**WHAT IS BEING ASKED**.
Include in the output only the lines from the opening of the records through the line containing "plt.rcParams['font.family'] = ['Liberation", each printed exactly; pictures are omitted.

**SUPPLIED MATERIAL**.
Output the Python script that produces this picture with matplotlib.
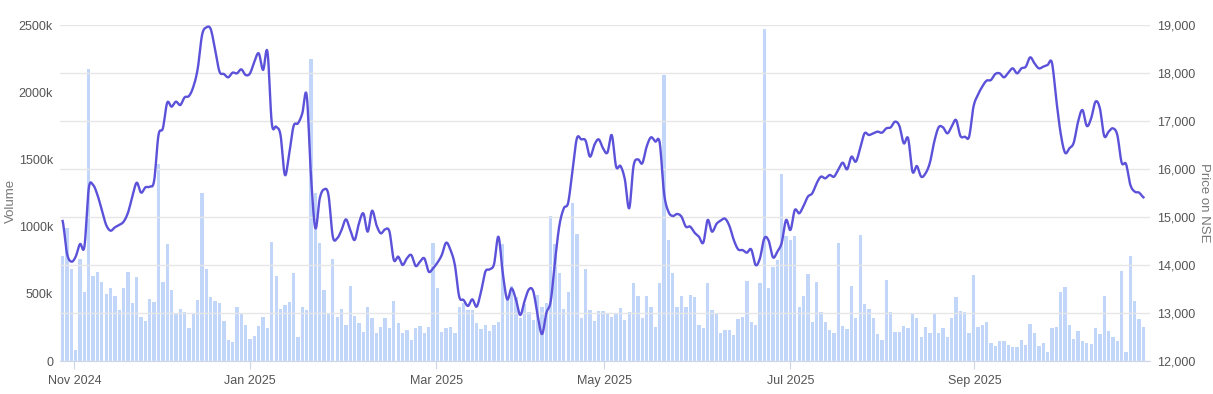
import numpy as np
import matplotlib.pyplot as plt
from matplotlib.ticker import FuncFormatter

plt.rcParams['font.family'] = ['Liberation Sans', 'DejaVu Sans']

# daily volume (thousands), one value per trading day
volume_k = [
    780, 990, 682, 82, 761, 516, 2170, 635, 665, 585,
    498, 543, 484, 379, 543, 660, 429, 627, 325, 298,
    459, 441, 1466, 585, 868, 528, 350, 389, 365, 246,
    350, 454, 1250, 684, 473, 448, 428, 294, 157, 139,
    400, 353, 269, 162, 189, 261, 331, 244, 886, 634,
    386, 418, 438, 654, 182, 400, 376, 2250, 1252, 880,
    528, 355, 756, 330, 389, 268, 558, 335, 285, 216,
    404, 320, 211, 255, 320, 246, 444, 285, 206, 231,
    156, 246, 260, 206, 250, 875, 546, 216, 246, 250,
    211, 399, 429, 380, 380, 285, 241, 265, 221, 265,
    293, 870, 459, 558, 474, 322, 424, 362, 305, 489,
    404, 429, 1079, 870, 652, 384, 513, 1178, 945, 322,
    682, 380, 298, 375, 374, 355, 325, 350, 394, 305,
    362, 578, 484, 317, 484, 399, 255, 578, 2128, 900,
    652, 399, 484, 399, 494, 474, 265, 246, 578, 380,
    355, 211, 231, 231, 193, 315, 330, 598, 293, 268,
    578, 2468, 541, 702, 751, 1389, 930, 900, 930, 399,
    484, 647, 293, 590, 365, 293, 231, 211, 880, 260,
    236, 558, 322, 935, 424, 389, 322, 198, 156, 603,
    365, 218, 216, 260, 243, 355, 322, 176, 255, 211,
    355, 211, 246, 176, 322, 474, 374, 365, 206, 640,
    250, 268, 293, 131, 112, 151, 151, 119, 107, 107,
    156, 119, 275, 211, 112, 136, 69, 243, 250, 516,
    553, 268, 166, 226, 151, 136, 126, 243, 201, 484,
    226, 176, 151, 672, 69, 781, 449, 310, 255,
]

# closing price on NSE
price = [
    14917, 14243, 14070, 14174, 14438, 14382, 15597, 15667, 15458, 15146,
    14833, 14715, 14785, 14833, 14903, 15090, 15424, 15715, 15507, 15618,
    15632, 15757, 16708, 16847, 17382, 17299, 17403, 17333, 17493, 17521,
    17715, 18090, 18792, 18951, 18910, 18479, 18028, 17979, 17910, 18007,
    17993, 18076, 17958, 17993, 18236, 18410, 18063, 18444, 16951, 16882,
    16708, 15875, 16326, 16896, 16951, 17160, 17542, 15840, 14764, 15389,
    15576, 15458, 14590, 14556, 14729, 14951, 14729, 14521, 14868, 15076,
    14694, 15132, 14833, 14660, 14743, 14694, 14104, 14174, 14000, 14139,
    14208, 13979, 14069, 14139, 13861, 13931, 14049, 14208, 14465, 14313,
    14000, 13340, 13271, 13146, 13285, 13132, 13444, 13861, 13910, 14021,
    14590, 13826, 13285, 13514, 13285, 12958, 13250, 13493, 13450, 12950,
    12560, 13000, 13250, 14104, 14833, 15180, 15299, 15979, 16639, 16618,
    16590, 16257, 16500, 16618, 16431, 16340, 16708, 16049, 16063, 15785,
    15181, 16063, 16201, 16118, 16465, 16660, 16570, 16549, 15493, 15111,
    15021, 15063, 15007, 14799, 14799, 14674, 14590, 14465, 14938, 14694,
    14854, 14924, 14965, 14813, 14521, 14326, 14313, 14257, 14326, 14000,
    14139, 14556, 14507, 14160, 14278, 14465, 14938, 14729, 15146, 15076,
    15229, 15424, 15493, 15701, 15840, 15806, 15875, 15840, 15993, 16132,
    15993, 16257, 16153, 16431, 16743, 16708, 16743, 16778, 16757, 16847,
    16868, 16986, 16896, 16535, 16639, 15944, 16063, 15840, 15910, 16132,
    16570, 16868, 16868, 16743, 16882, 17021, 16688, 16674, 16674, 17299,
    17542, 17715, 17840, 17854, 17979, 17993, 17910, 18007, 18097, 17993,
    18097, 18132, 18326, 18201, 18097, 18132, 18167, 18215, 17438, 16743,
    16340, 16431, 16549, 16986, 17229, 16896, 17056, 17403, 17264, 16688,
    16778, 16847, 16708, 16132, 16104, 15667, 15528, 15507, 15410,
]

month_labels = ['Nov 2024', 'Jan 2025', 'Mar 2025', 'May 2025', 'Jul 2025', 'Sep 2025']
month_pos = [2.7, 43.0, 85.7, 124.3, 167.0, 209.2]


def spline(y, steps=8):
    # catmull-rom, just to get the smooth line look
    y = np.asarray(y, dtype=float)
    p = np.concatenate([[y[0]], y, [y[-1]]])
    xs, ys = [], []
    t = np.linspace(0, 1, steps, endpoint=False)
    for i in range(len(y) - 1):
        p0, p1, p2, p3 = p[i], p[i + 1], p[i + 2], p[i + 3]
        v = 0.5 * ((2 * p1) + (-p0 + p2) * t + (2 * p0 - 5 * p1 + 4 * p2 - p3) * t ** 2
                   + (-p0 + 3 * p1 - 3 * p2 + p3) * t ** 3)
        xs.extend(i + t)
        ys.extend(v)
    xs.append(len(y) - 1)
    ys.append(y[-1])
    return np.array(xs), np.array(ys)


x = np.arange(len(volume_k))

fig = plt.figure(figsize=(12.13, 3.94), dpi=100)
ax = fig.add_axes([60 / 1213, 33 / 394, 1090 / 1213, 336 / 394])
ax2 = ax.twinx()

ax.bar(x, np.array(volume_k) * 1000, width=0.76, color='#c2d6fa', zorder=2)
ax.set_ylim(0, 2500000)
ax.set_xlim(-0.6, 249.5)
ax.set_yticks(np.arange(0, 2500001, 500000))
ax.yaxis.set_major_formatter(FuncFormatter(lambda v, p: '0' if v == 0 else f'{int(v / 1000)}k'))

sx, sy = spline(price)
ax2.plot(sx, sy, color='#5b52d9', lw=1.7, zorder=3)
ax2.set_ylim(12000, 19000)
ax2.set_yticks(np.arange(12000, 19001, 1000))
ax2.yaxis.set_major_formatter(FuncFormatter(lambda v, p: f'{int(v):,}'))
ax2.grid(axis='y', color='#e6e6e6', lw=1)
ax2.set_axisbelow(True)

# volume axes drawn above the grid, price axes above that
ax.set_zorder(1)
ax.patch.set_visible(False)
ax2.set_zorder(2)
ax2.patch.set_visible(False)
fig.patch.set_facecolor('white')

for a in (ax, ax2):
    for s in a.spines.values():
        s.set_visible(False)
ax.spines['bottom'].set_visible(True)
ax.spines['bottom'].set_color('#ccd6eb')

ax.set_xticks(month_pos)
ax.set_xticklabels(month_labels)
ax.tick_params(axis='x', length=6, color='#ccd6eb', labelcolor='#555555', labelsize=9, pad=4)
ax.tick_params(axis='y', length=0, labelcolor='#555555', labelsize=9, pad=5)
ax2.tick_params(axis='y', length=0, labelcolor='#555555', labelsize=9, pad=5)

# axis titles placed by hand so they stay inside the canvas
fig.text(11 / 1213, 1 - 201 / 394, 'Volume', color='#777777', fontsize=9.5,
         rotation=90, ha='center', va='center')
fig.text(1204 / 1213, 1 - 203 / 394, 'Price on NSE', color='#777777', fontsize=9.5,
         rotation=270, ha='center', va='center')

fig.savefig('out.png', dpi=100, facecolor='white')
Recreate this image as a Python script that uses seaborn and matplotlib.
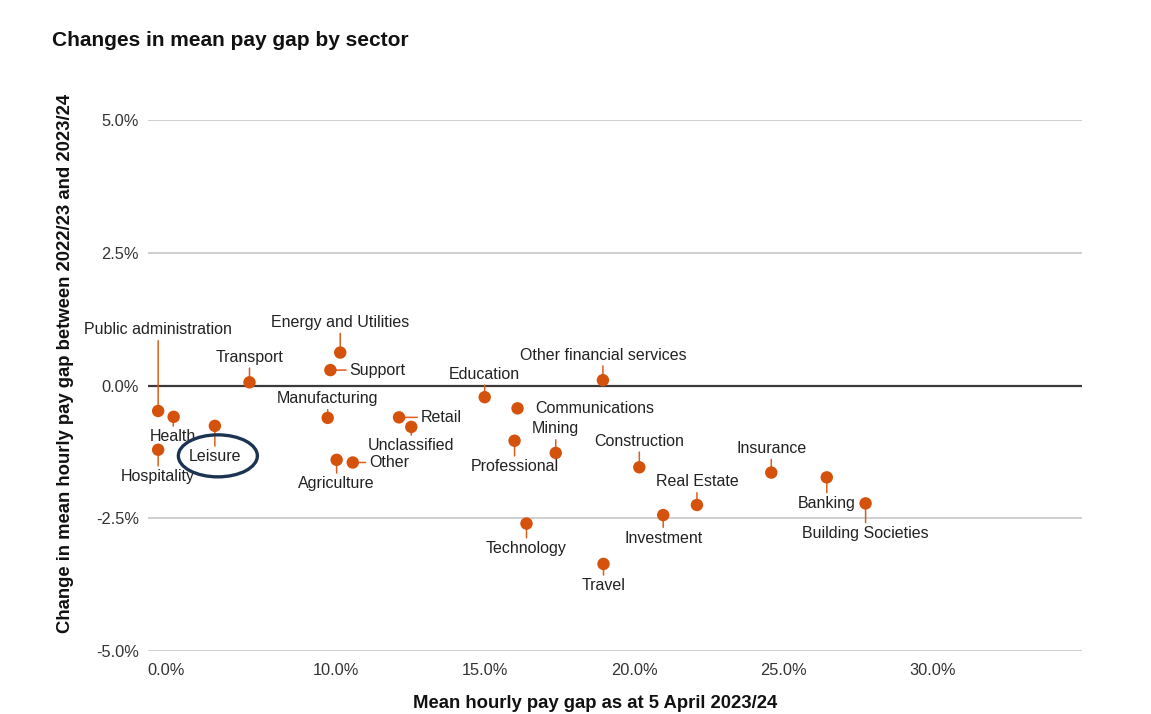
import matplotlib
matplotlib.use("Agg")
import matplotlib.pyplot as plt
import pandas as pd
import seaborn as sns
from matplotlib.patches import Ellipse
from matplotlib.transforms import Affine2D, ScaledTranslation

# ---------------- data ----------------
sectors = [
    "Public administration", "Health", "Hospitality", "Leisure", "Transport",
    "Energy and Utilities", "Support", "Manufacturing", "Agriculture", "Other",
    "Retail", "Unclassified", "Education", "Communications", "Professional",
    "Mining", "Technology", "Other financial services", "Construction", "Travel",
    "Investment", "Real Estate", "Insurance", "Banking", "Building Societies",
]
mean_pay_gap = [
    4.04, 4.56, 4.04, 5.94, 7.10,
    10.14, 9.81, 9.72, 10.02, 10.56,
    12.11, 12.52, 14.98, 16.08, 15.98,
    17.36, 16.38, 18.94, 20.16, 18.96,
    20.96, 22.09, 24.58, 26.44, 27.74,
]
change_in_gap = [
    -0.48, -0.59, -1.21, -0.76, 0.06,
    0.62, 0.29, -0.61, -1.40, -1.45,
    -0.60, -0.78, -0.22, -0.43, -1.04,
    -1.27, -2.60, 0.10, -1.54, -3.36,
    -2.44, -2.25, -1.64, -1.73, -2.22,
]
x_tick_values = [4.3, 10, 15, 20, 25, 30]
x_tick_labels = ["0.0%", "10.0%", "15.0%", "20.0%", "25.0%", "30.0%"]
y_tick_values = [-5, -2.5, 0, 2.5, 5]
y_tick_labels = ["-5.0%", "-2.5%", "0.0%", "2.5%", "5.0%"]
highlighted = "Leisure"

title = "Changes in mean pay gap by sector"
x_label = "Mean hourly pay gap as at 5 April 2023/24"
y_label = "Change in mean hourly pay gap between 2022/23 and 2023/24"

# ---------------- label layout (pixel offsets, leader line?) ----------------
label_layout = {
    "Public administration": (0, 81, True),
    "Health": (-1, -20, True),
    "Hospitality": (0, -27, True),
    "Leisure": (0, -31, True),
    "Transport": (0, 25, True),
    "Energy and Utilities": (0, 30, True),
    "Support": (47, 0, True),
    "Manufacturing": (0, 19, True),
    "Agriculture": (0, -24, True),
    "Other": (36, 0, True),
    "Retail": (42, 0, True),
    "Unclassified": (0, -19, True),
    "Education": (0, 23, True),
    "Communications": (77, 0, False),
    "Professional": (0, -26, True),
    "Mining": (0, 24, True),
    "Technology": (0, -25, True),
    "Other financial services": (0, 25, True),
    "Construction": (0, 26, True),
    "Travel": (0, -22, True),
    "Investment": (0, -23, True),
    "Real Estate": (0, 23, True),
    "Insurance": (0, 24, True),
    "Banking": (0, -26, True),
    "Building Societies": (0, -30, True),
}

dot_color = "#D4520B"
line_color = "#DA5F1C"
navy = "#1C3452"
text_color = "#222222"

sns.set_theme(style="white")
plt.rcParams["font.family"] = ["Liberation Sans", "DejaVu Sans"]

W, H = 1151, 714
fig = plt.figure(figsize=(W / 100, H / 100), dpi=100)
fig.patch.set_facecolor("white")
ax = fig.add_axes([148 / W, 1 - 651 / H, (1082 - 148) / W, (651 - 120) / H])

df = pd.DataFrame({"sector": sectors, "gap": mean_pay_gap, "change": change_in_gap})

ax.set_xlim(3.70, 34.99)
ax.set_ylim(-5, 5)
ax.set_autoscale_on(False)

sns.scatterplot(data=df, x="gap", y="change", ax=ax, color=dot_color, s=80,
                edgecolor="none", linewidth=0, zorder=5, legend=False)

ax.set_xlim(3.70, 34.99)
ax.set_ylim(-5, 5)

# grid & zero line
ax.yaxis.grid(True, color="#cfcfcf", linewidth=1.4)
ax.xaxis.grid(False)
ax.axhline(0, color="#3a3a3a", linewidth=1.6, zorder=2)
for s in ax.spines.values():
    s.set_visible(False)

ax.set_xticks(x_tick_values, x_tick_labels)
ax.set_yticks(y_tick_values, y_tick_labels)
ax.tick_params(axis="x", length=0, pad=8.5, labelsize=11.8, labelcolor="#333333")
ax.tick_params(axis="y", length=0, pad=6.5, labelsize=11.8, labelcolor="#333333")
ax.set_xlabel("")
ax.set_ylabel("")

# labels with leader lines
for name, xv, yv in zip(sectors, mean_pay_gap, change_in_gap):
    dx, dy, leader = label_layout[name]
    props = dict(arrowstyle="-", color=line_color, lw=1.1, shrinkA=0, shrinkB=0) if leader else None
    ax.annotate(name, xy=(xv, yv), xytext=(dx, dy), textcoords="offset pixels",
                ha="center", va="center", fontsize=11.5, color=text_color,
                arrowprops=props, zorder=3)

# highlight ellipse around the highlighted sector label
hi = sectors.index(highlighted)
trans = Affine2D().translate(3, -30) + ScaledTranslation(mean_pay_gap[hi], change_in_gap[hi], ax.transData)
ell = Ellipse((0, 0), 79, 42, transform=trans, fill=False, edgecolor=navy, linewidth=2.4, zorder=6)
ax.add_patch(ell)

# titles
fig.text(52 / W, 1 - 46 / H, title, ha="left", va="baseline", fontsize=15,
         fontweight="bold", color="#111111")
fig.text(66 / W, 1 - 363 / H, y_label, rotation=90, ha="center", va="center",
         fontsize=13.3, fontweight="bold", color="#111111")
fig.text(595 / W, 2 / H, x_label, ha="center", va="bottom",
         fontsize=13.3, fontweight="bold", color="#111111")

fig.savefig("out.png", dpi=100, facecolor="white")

**TASK SOLUTION**.
Output the Python script that produces this picture with matplotlib.
import numpy as np
import matplotlib.pyplot as plt
from matplotlib.ticker import FuncFormatter

plt.rcParams['font.family'] = ['Liberation Sans', 'DejaVu Sans']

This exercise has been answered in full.